La lettre de l'immobilier

Novembre 2016

Droit de la construction : les bouleversements après la réforme des obligations

Publié le 25 novembre 2016 à 11h38    Mis à jour le 25 novembre 2016 à 17h37

Charlotte Félizot

La réforme du droit des obligations issue de l’ordonnance n° 2016-131 du 10 février 2016 a consacré, dans une grande mesure, l’évolution de la jurisprudence depuis 1804. Toutefois, certaines innovations pourraient entraîner à terme des bouleversements en matière de droit de la construction. Plusieurs dispositions méritent, à cet égard, d’être analysées.

Par Charlotte Félizot, avocat en droit immobilier. Elle intervient dans tous les domaines du droit immobilier et plus particulièrement en baux commerciaux, baux d’habitation et professionnels, copropriété, construction et assurance-construction. Elle est chargée d’enseignement à l’Université de Paris X en matière d’avant-contrats et de baux d’habitation. charlotte.felizot@cms-bfl.com 

Les articles 1186 et 1187 du Code civil entérinent une conception large de la caducité. L’alinéa 2 de l’article 1186 prévoit ainsi la caducité des contrats liés même entre contractants «professionnels». La caducité dans les ensembles contractuels, sans référence expresse à une exigence d’indivisibilité, pourrait avoir un impact non négligeable en droit de la construction dans les opérations immobilières complexes, notamment en matière de sous-traitance.

Par ailleurs, une des nouveautés majeures de la réforme est la consécration par l’article 1195 du Code civil de la théorie de l’imprévision, c’est-à-dire la possibilité de prendre en compte des modifications de fait ou de droit postérieures à la signature du contrat et qui en modifient profondément ou en bouleversent l’exécution1. Cependant, cette théorie dont les conditions d’application sont imprécises ne devrait pas avoir un impact considérable en matière de contrats de construction.
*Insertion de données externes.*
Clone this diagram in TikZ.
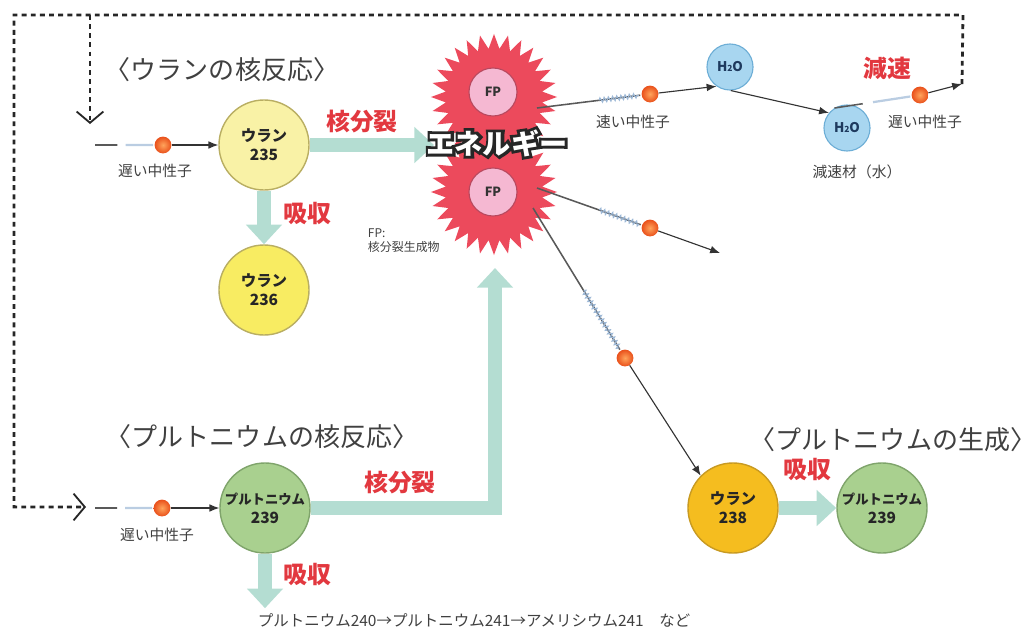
\documentclass[tikz,border=0pt]{standalone}
\usepackage{fontspec}
\setmainfont{Noto Sans CJK JP}
\newfontfamily\outlinefont{Noto Sans CJK JP}[FakeBold=20]
\usetikzlibrary{arrows.meta,calc,shapes.geometric,decorations.pathmorphing}

\definecolor{burstRed}{HTML}{EC4A5C}
\definecolor{fpFill}{HTML}{F5B8D2}
\definecolor{fpEdge}{HTML}{B8485E}
\definecolor{uPale}{HTML}{F9F2A6}
\definecolor{uYellow}{HTML}{F8EC62}
\definecolor{uEdge}{HTML}{B9AE62}
\definecolor{uOrange}{HTML}{F5BD1F}
\definecolor{uOrangeEdge}{HTML}{C89A22}
\definecolor{puFill}{HTML}{A9D08F}
\definecolor{puEdge}{HTML}{7FA46B}
\definecolor{waterFill}{HTML}{A8D6F0}
\definecolor{waterEdge}{HTML}{6DAED6}
\definecolor{waterText}{HTML}{1E3A5E}
\definecolor{flowTeal}{HTML}{B4DDD2}
\definecolor{redText}{HTML}{E2383F}
\definecolor{ballOrange}{HTML}{E9501B}
\definecolor{ballLight}{HTML}{FFA45C}
\definecolor{streak}{HTML}{9DB8D6}

\pgfdeclarelayer{bg}
\pgfsetlayers{bg,main}

\tikzset{
  nucleus/.style={circle,minimum size=2.25cm,inner sep=0pt,line width=1pt,
    align=center,text=black!85,font=\bfseries\fontsize{11}{13.5}\selectfont},
  burst/.style={star,star points=28,star point ratio=1.3,minimum size=3.15cm,
    inner sep=0pt,fill=burstRed},
  fp/.style={circle,minimum size=1.2cm,inner sep=0pt,fill=fpFill,draw=fpEdge,
    line width=0.8pt,text=black!80,font=\bfseries\fontsize{9}{10}\selectfont},
  water/.style={circle,minimum size=1.15cm,inner sep=0pt,fill=waterFill,
    draw=waterEdge,line width=0.8pt,text=waterText,
    font=\bfseries\fontsize{9.5}{10}\selectfont},
  neutron/.style={circle,minimum size=0.42cm,inner sep=0pt,shading=radial,
    inner color=ballLight,outer color=ballOrange},
  flow/.style={line width=10.5pt,flowTeal,-{Triangle[length=14pt,width=25pt]}},
  ray/.style={line width=0.8pt,black!80,-{Latex[length=7pt,width=5.5pt]}},
  trailgray/.style={line width=1.1pt,black!65},
  trailblue/.style={line width=1.6pt,streak!70},
  trailzig/.style={line width=0.8pt,streak,decorate,
    decoration={zigzag,amplitude=1.6pt,segment length=3pt}},
  loopline/.style={line width=2pt,black!85,dash pattern=on 3.5pt off 3pt},
  loophead/.style={-{Straight Barb[length=8pt,width=19pt,line width=1.3pt]}},
  title/.style={text=black!75,font=\fontsize{18.5}{20}\selectfont},
  redlabel/.style={text=redText,font=\bfseries\fontsize{17}{19}\selectfont},
  small/.style={text=black!75,font=\fontsize{10.5}{12}\selectfont},
  energy/.style={font=\bfseries\fontsize{20}{22}\selectfont}
}

% trail behind a neutron: from a start point up to the ball
\newcommand{\slowtrail}[2]{%
  \draw[trailgray] (#1) -- ($(#1)!0.33!(#2)$);
  \draw[trailblue] ($(#1)!0.45!(#2)$) -- ($(#2)!7pt!(#1)$);}
\newcommand{\fasttrail}[2]{%
  \draw[trailgray] (#1) -- ($(#2)!7pt!(#1)$);
  \draw[trailzig] ($(#1)!0.55!(#2)$) -- ($(#2)!8pt!(#1)$);}
% white word with a dark rim
\newcommand{\rimmed}[1]{%
  \rlap{\outlinefont\bfseries\color{black!85}#1}{\color{white}#1}}

\begin{document}
\begin{tikzpicture}[x=0.025cm,y=-0.025cm]
  \useasboundingbox (0,0) rectangle (1034,632);

  % titles
  \node[title] (tU) at (222,70) {〈ウランの核反応〉};
  \node[title] (tPu) at (262,437) {〈プルトニウムの核反応〉};
  \node[title] (tGen) at (893,440) {〈プルトニウムの生成〉};

  % nuclei
  \node[nucleus,fill=uPale,draw=uEdge] (u235) at (264,145) {ウラン\\235};
  \node[nucleus,fill=uYellow,draw=uEdge] (u236) at (264,290) {ウラン\\236};
  \node[nucleus,fill=uOrange,draw=uOrangeEdge] (u238) at (733,508) {ウラン\\238};
  \node[nucleus,fill=puFill,draw=puEdge] (pu239) at (265,508)
    {{\fontsize{9.5}{11}\selectfont プルトニウム}\\239};
  \node[nucleus,fill=puFill,draw=puEdge] (pu239b) at (882,508)
    {{\fontsize{9.5}{11}\selectfont プルトニウム}\\239};

  \node[small,anchor=west] (chain) at (253,620)
    {\fontsize{11}{12}\selectfont プルトニウム240→プルトニウム241→アメリシウム241　など};

  % fission bursts
  \node[burst] (burstA) at (494,97) {};
  \node[burst] (burstB) at (494,192) {};
  \coordinate (burstL) at (434,145);
  \coordinate (burstS) at (495,268);

  % broad reaction arrows
  \begin{pgfonlayer}{bg}
    \draw[flow] (u235) -- (burstL);
    \draw[flow] (u235) -- (u236.north);
    \draw[flow] (pu239) -| (burstS);
    \draw[flow] (pu239) -- (pu239.south |- chain.north);
    \draw[flow] (u238) -- (pu239b.west);
  \end{pgfonlayer}
  \node[redlabel] (fisU) at (362,122) {核分裂};
  \node[redlabel] (absU) at (307,214) {吸収};
  \node[redlabel] (fisPu) at (400,483) {核分裂};
  \node[redlabel] (absPu) at (307,575) {吸収};
  \node[redlabel] (absGen) at (807,470) {吸収};
  \node[redlabel] (slowDown) at (887,68) {減速};

  % water moderator
  \node[water] (h2oA) at (730,67) {H{\fontsize{6}{6}\selectfont 2}O};
  \node[water] (h2oB) at (847,128) {H{\fontsize{6}{6}\selectfont 2}O};
  \node[small] (modLbl) at (857,172) {減速材（水）};

  % neutrons
  \coordinate (srcU) at (95,145);
  \coordinate (srcPu) at (95,508);
  \coordinate (srcA) at (537,108);
  \coordinate (srcB) at (537,188);
  \coordinate (srcC) at (533,208);
  \coordinate (outB) at (720,253);
  \coordinate (slowEnd) at (962,84);

  \node[neutron] (nU) at (163,145) {};
  \node[neutron] (nPu) at (162,508) {};
  \node[neutron] (nA) at (650,94) {};
  \node[neutron] (nB) at (650,228) {};
  \node[neutron] (nC) at (625,358) {};
  \node[neutron] (nS) at (920,95) {};

  \slowtrail{srcU}{nU}
  \slowtrail{srcPu}{nPu}
  \fasttrail{srcA}{nA}
  \fasttrail{srcB}{nB}
  \fasttrail{srcC}{nC}
  \slowtrail{h2oB.122}{nS}

  \draw[ray] (nU) -- (u235);
  \draw[ray] (nPu) -- (pu239);
  \draw[ray] (nA) -- (h2oA.235);
  \draw[ray] (h2oA.272) -- (h2oB.140);
  \draw[ray] (nS) -- (slowEnd);
  \draw[ray] (nB) -- (outB);
  \draw[ray] (nC) -- (u238.135);

  \node[small] (lblU) at (155,171) {遅い中性子};
  \node[small] (lblPu) at (157,535) {遅い中性子};
  \node[small] (lblFast) at (633,122) {速い中性子};
  \node[small] (lblSlow) at (925,122) {遅い中性子};

  % fission products on top of the bursts
  \node[fp] (fpA) at (493,92) {FP};
  \node[fp] (fpB) at (493,192) {FP};
  \node[small,anchor=north west,align=left,font=\fontsize{8.5}{10}\selectfont]
    (fpNote) at (363,224) {FP:\\核分裂生成物};

  \node[energy] (energy) at (497,143) {\rimmed{エネルギー}};

  % slowed neutrons are fed back
  \coordinate (loopR) at (963,15);
  \coordinate (loopL) at (14,15);
  \coordinate (loopB) at (14,507);
  \coordinate (backU) at (90,15);
  \coordinate (inU) at (90,124);
  \coordinate (inPu) at (86,507);
  \draw[loopline,loophead] (slowEnd) -- (loopR) -- (loopL) -- (loopB) -- (inPu);
  \draw[loopline,loophead] (backU) -- (inU);
\end{tikzpicture}
\end{document}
En effet, dans les contrats internationaux, une clause dite de «hardship» est fréquemment stipulée et, dans les contrats nationaux, il est souvent fait référence à la norme Afnor NFP 001, laquelle stipule que l’entrepreneur doit prendre à sa charge les travaux normalement prévisibles. A contrario, il peut demander un supplément de prix pour ceux qui, précisément, n’étaient pas prévisibles et même si le surcoût n’était pas excessivement onéreux. En tout état de cause, eu égard aux imprécisions du régime légal, il est vivement recommandé de prévoir une clause contractuelle permettant soit d’exclure le jeu de l’imprévision, soit de mieux border son régime ainsi que les conditions et les conséquences de la révision. En outre, se pose la question de savoir comment l’article 1195 du Code civil va se combiner avec l’article 1793 du même code relatif aux marchés à forfait, lesquels excluent tout supplément de prix même dans l’hypothèse d’un changement de circonstances économiques. Néanmoins, la conciliation entre ces deux textes devrait être possible, en considérant que le recours au marché à forfait constitue une modalité d’acceptation des risques au sens de l’article 1195 précité, qui exclut le recours à l’imprévision.

Enfin, l’article 1217 du Code civil laisse au créancier d’une obligation inexécutée un large choix quant aux sanctions qu’il peut demander, notamment la possibilité de poursuivre l’exécution en nature. Toutefois, l’article 1221 dudit code précise que cette dernière peut être écartée si elle est impossible ou si son coût s’avère manifestement déraisonnable. Cette disposition pourrait avoir un impact considérable en matière de droit de la construction. En effet, même lorsque l’imprévision ne pourra pas être retenue, des événements rendant trop difficile l’exécution en nature du contrat permettront d’y échapper et de ne dédommager le créancier que financièrement. Ce texte pourrait conduire, si la jurisprudence l’applique largement, les constructeurs à refuser d’exécuter en nature des contrats devenus trop onéreux. Cela inviterait à s’interroger sur les obligations des cautions, dès lors que les garants d’achèvement et de livraison ne peuvent, aux termes de l’article 2290 du Code civil, être placés dans une situation moins bonne que celle du débiteur.

Ces dispositions, comme beaucoup d’autres, nécessiteront une interprétation des juges du fond et de la Cour de cassation.

1. A rapprocher – Article 6.1.1.1 des «Principes du droit européen des contrats» – Principes Unidroit (articles 6.2.2 et 6.2.3 de la version 2010).